WRITTEN PROBLEM: Search the records for "this" and copy each line that holds it.

(Code that draws figures)
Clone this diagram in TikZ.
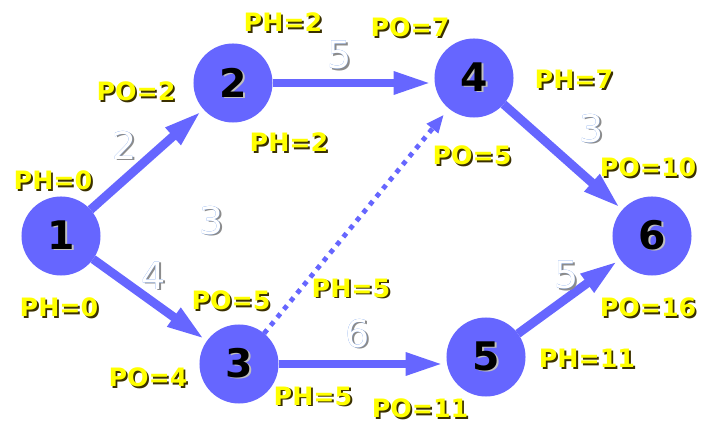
\documentclass[tikz,border=0pt]{standalone}
\usepackage{fontspec}
\setmainfont{DejaVu Sans}
\usetikzlibrary{arrows.meta}
\definecolor{eventFill}{HTML}{6666FF}
\definecolor{timeYellow}{HTML}{FFFF00}
\definecolor{timeShadow}{HTML}{3A3000}
\definecolor{weightShadow}{HTML}{8C8C8C}
\definecolor{weightEdge}{HTML}{3070E0}

% shadowed texts
\newcommand{\timetext}[1]{\makebox[0pt][l]{\hspace{1.3pt}\raisebox{-1.3pt}{\color{timeShadow}#1}}\color{timeYellow}#1}
\newcommand{\weighttext}[1]{\makebox[0pt][l]{\hspace{0.9pt}\raisebox{-0.9pt}{\color{weightShadow}#1}}\makebox[0pt][l]{\hspace{-0.5pt}\color{weightEdge}#1}\color{white}#1}
\newcommand{\eventtext}[1]{\makebox[0pt][l]{\hspace{1.4pt}\raisebox{-0.8pt}{\color{black!25}#1}}#1}

\begin{document}
\begin{tikzpicture}[
    x=0.025cm,y=-0.025cm,
    event/.style={circle,fill=eventFill,minimum size=1.975cm,inner sep=0pt,outer sep=0pt,
        font=\fontsize{28}{28}\bfseries\selectfont},
    activity/.style={-{Triangle[length=0.95cm,width=0.52cm]},line width=0.22cm,eventFill,
        shorten >=0.07cm},
    dummy/.style={-{Triangle[length=0.45cm,width=0.35cm]},line width=0.12cm,eventFill,
        dash pattern=on 0.12cm off 0.14cm,shorten >=0.2cm},
    time/.style={font=\fontsize{18}{18}\bfseries\selectfont,inner sep=0pt},
    weight/.style={font=\fontsize{27}{27}\selectfont,inner sep=0pt},
]
\useasboundingbox (0,0) rectangle (712,432);

% === EVENTS ===
\node[event] (ev1) at (61,236)  {\eventtext{1}};
\node[event] (ev2) at (233,83)  {\eventtext{2}};
\node[event] (ev3) at (239,364) {\eventtext{3}};
\node[event] (ev4) at (474,78)  {\eventtext{4}};
\node[event] (ev5) at (486,357) {\eventtext{5}};
\node[event] (ev6) at (652,236) {\eventtext{6}};

% === ACTIVITIES ===
\draw[activity] (ev1) -- (ev2);
\draw[activity] (ev1) -- (ev3);
\draw[activity] (ev2.east) -- (ev2.east -| ev4.west);
\draw[activity] (ev3.east) -- (ev3.east -| ev5.west);
\draw[activity] (ev4) -- (ev6);
\draw[activity] (ev5) -- (ev6);
\draw[dummy] (ev3) -- (ev4);

% Durations
\node[weight] (w12) at (125,146) {\weighttext{2}};
\node[weight] (w13) at (154,276) {\weighttext{4}};
\node[weight] (w24) at (340,56)  {\weighttext{5}};
\node[weight] (w34) at (212,221) {\weighttext{3}};
\node[weight] (w35) at (358,334) {\weighttext{6}};
\node[weight] (w46) at (592,129) {\weighttext{3}};
\node[weight] (w56) at (567,276) {\weighttext{5}};

% === EARLY / LATE TIMES ===
\node[time] (ph1a) at (53,181)  {\timetext{PH=0}};
\node[time] (ph1b) at (59,308)  {\timetext{PH=0}};
\node[time] (po2)  at (136,92)  {\timetext{PO=2}};
\node[time] (ph2a) at (283,23)  {\timetext{PH=2}};
\node[time] (ph2b) at (289,143) {\timetext{PH=2}};
\node[time] (po3a) at (231,301) {\timetext{PO=5}};
\node[time] (po3b) at (148,378) {\timetext{PO=4}};
\node[time] (ph3a) at (351,289) {\timetext{PH=5}};
\node[time] (ph3b) at (313,397) {\timetext{PH=5}};
\node[time] (po4a) at (410,28)  {\timetext{PO=7}};
\node[time] (po4b) at (472,156) {\timetext{PO=5}};
\node[time] (ph4)  at (574,80)  {\timetext{PH=7}};
\node[time] (po5)  at (420,409) {\timetext{PO=11}};
\node[time] (ph5)  at (587,359) {\timetext{PH=11}};
\node[time] (po6a) at (648,168) {\timetext{PO=10}};
\node[time] (po6b) at (648,308) {\timetext{PO=16}};

\end{tikzpicture}
\end{document}
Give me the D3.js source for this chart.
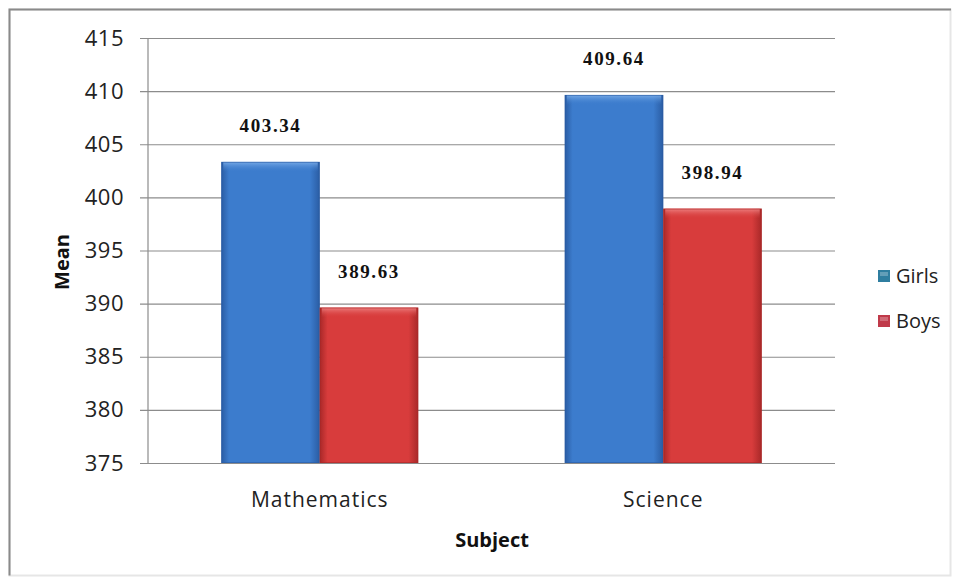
<!DOCTYPE html>
<html>
<head>
<meta charset="utf-8">
<script src="https://cdn.jsdelivr.net/npm/d3@7"></script>
<style>
  html, body { margin: 0; padding: 0; background: #ffffff; }
  svg { display: block; }
</style>
</head>
<body>
<svg id="chart" width="959" height="579"></svg>
<script>
// Mean scores by subject and gender
const subjects = ["Mathematics", "Science"];
const seriesNames = ["Girls", "Boys"];
const girls = [403.34, 409.64];
const boys = [389.63, 398.94];
const yTicks = [375, 380, 385, 390, 395, 400, 405, 410, 415];

const seriesValues = [girls, boys];
const seriesColors = [
  { edge: "#2a5ca3", mid: "#3c7ccd", top: "#7fb0ea", swatch: "#2f7ea0" },
  { edge: "#a82828", mid: "#d83c3c", top: "#f08a8a", swatch: "#c03a4a" }
];

const svg = d3.select("#chart");
const W = 959, H = 579;
const plot = { left: 148, right: 835, top: 38, bottom: 463 };

// outer frame
svg.append("rect").attr("x", 0).attr("y", 0).attr("width", W).attr("height", H).attr("fill", "#ffffff");
svg.append("rect")
  .attr("x", 9.5).attr("y", 9.5).attr("width", 941).attr("height", 566)
  .attr("fill", "none").attr("stroke", "#e6e6e6").attr("stroke-width", 2);
svg.append("path")
  .attr("d", `M9.5,575.5 V9.5 H951`)
  .attr("fill", "none").attr("stroke", "#8a8a8a").attr("stroke-width", 2);

const defs = svg.append("defs");
seriesColors.forEach((c, i) => {
  const g = defs.append("linearGradient").attr("id", "body" + i)
    .attr("x1", "0").attr("x2", "1").attr("y1", "0").attr("y2", "0");
  g.append("stop").attr("offset", "0%").attr("stop-color", c.edge);
  g.append("stop").attr("offset", "8%").attr("stop-color", c.mid);
  g.append("stop").attr("offset", "90%").attr("stop-color", c.mid);
  g.append("stop").attr("offset", "100%").attr("stop-color", c.edge);
  const t = defs.append("linearGradient").attr("id", "cap" + i)
    .attr("x1", "0").attr("x2", "0").attr("y1", "0").attr("y2", "1");
  t.append("stop").attr("offset", "0%").attr("stop-color", c.top).attr("stop-opacity", 0.9);
  t.append("stop").attr("offset", "100%").attr("stop-color", c.mid).attr("stop-opacity", 0);
});

const y = d3.scaleLinear().domain([375, 415]).range([plot.bottom, plot.top]);
const x0 = d3.scaleBand().domain(subjects).range([plot.left, plot.right])
  .paddingInner(0.4265).paddingOuter(0.2133);
const x1 = d3.scaleBand().domain(seriesNames).range([0, x0.bandwidth()]);

// gridlines with left tick marks
const yAxis = d3.axisLeft(y).tickValues(yTicks)
  .tickSize(-(plot.right - plot.left)).tickSizeOuter(0).tickFormat(d3.format("d")).tickPadding(24);
const gy = svg.append("g").attr("transform", `translate(${plot.left},0)`).call(yAxis);
gy.select(".domain").remove();
gy.selectAll(".tick line")
  .attr("x1", -8)
  .attr("stroke", "#8c8c8c").attr("stroke-width", 1.2);
gy.selectAll(".tick text")
  .attr("font-family", "'Open Sans', sans-serif").attr("font-size", 22)
  .attr("letter-spacing", 0.5).attr("fill", "#222");

// value axis line
svg.append("line").attr("x1", plot.left).attr("x2", plot.left)
  .attr("y1", plot.top).attr("y2", plot.bottom)
  .attr("stroke", "#8c8c8c").attr("stroke-width", 1.2);

// bars
subjects.forEach((s, si) => {
  seriesNames.forEach((n, ni) => {
    const v = seriesValues[ni][si];
    const bx = x0(s) + x1(n);
    const bw = x1.bandwidth();
    const by = y(v);
    const bh = y(375) - by;
    const g = svg.append("g");
    g.append("rect").attr("x", bx).attr("y", by).attr("width", bw).attr("height", bh)
      .attr("fill", `url(#body${ni})`);
    g.append("rect").attr("x", bx + 2).attr("y", by).attr("width", bw - 4).attr("height", Math.min(10, bh))
      .attr("fill", `url(#cap${ni})`);
    g.append("rect").attr("x", bx + 0.5).attr("y", by + 0.5).attr("width", bw - 1).attr("height", bh - 1)
      .attr("fill", "none").attr("stroke", seriesColors[ni].edge).attr("stroke-opacity", 0.6);
    svg.append("text")
      .attr("x", bx + bw / 2).attr("y", by - 30)
      .attr("text-anchor", "middle")
      .attr("font-family", "'Liberation Serif', serif").attr("font-weight", "bold")
      .attr("font-size", 19).attr("letter-spacing", 1.6).attr("fill", "#111")
      .text(d3.format(".2f")(v));
  });
});

// category axis labels
svg.append("g").selectAll("text").data(subjects).join("text")
  .attr("x", d => x0(d) + x0.bandwidth() / 2).attr("y", 507)
  .attr("text-anchor", "middle")
  .attr("font-family", "'Open Sans', sans-serif").attr("font-size", 21)
  .attr("letter-spacing", 1).attr("fill", "#222")
  .text(d => d);

// axis titles
svg.append("text")
  .attr("transform", "translate(69,262) rotate(-90)")
  .attr("text-anchor", "middle")
  .attr("font-family", "'Open Sans', sans-serif").attr("font-weight", "bold")
  .attr("font-size", 20).attr("fill", "#111")
  .text("Mean");
svg.append("text")
  .attr("x", 492).attr("y", 547)
  .attr("text-anchor", "middle")
  .attr("font-family", "'Open Sans', sans-serif").attr("font-weight", "bold")
  .attr("font-size", 20).attr("fill", "#111")
  .text("Subject");

// legend
const legend = svg.append("g").selectAll("g").data(seriesNames).join("g")
  .attr("transform", (d, i) => `translate(878,${276 + i * 45})`);
legend.append("rect").attr("x", 0).attr("y", -6).attr("width", 12).attr("height", 12)
  .attr("fill", (d, i) => seriesColors[i].swatch);
legend.append("rect").attr("x", 2).attr("y", -4).attr("width", 8).attr("height", 4)
  .attr("fill", "#ffffff").attr("opacity", 0.25);
legend.append("text").attr("x", 18).attr("y", 7)
  .attr("font-family", "'Open Sans', sans-serif").attr("font-size", 20)
  .attr("fill", "#222")
  .text(d => d);
</script>
</body>
</html>
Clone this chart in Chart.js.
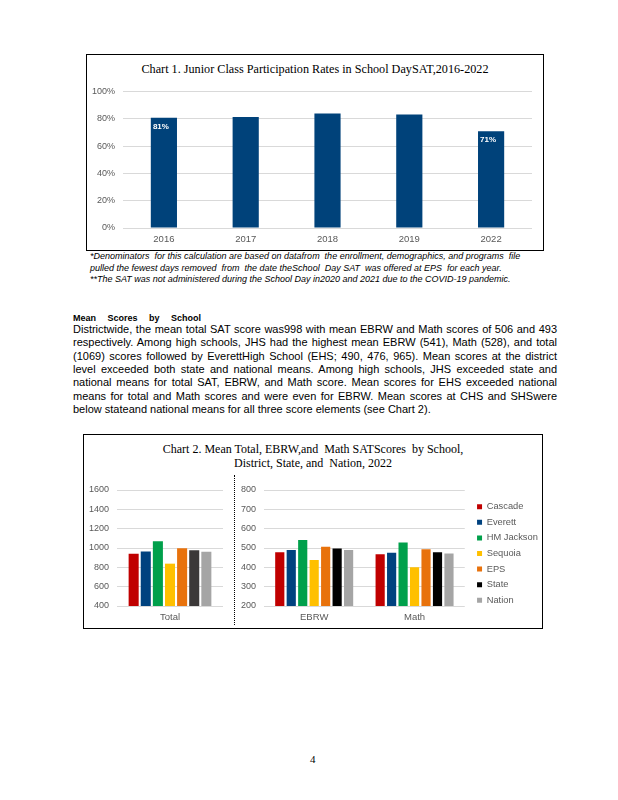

REPLY TO THE TASK:
Clone this diagram in TikZ.
Give me the D3.js source for this chart.
Clone this chart in Chart.js.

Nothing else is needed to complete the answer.